10. Do a final mix pass with low-end discipline
Before calling the switch-up finished, check the balance:
- sub and kick should not mask each other
- breaks should keep snap without harshness
- the switch-up should increase intensity, not just add gain
Use Spectrum or your ears plus mono checking with Utility:
- listen in mono to verify the bass still hits
- reduce any midrange crowding around 250–500 Hz
- control harshness around 2.5–5 kHz if the break or distortion gets aggressive
If the switch-up feels exciting but smaller in the mix, don’t just raise volume.

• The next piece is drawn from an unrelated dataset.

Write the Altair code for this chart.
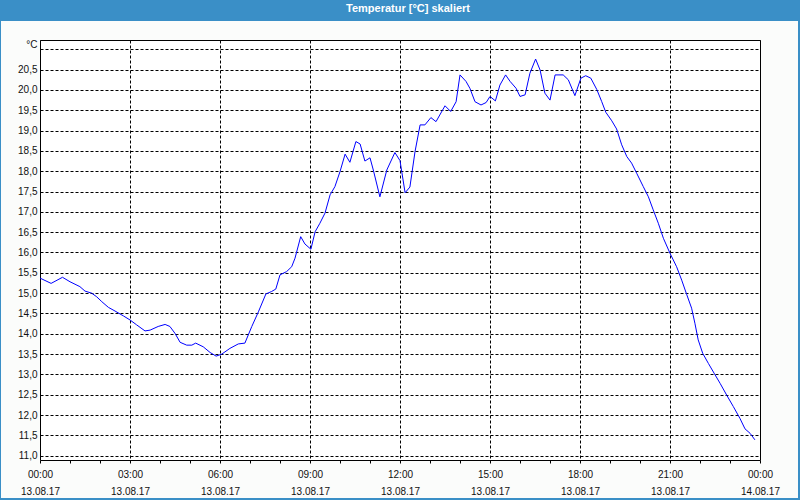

Instead:
- tighten the kick tail
- shorten bass release
- add a touch more harmonic saturation in the mids
- automate tiny gain lifts only for the transition bar
The best switch-ups feel like the track is changing form, not just getting louder.
Common Mistakes
- Fix: change one or two core variables only—usually drum language and bass articulation.
- Fix: keep sub on a separate mono layer, and never print uncontrolled low-end unless you mean to.
- Fix: preserve human groove with slight timing variation and selective swing.
- Fix: distort the mid layer more than the sub; keep the bottom clean.
- Fix: use short, sample-based edits, reverses, and drum pickups that fit DnB language.
- Fix: place the change on 4- or 8-bar boundaries so the dancefloor can follow it.
Pro Tips for Darker / Heavier DnB
- Resampling your own groove creates more believable switch-up material than relying only on raw MIDI.
- In Wavetable or Operator, add subtle top movement above the bass to create menace without clutter.
- Keep the foundation mono; let only the upper bass and atmospheres widen briefly for impact.
- Pitch a bass stab or break slice up/down by a semitone very briefly before the reload. Small moves feel nasty in darker DnB.
- Even if the drums change, retain one familiar anchor—often the snare or a key ghost note pattern—so the floor never loses the pulse.
- A half-beat gap before the reload can hit harder than a huge fill. In DnB, negative space creates pressure.
- A little drive goes a long way. Too much can flatten the transient story that makes the switch-up pop.
Mini Practice Exercise
Spend 10–20 minutes building a switch-up from an existing 8-bar DnB loop:
1. Duplicate your current drop loop.
2. In bars 5–8, mute one kick or snare element to create a “hole.”
3. Resample bars 1–4 onto a new audio track.
4. Chop the printed audio into 4–8 slices.
5. Reverse one slice and move it into the last beat of bar 8.
6. Automate a bass filter cutoff rise across one bar.
7. Add one Drum Buss or Saturator increase only during the transition.
8. Export or bounce the section and listen back immediately in mono.
Goal: make the switch-up feel like a deliberate reload moment, not a random edit.
Recap
A strong DnB switch-up in Ableton Live 12 comes from sampling, resampling, and arrangement control. Keep the sub disciplined, let the break evolve, and change the groove language at phrase boundaries. Use stock devices like Simpler, Drum Rack, Wavetable, Operator, Drum Buss, Saturator, Auto Filter, Beat Repeat, Utility, and Echo to create tension, mutation, and impact. The best switch-ups feel like the track remembers its first idea—then comes back harder.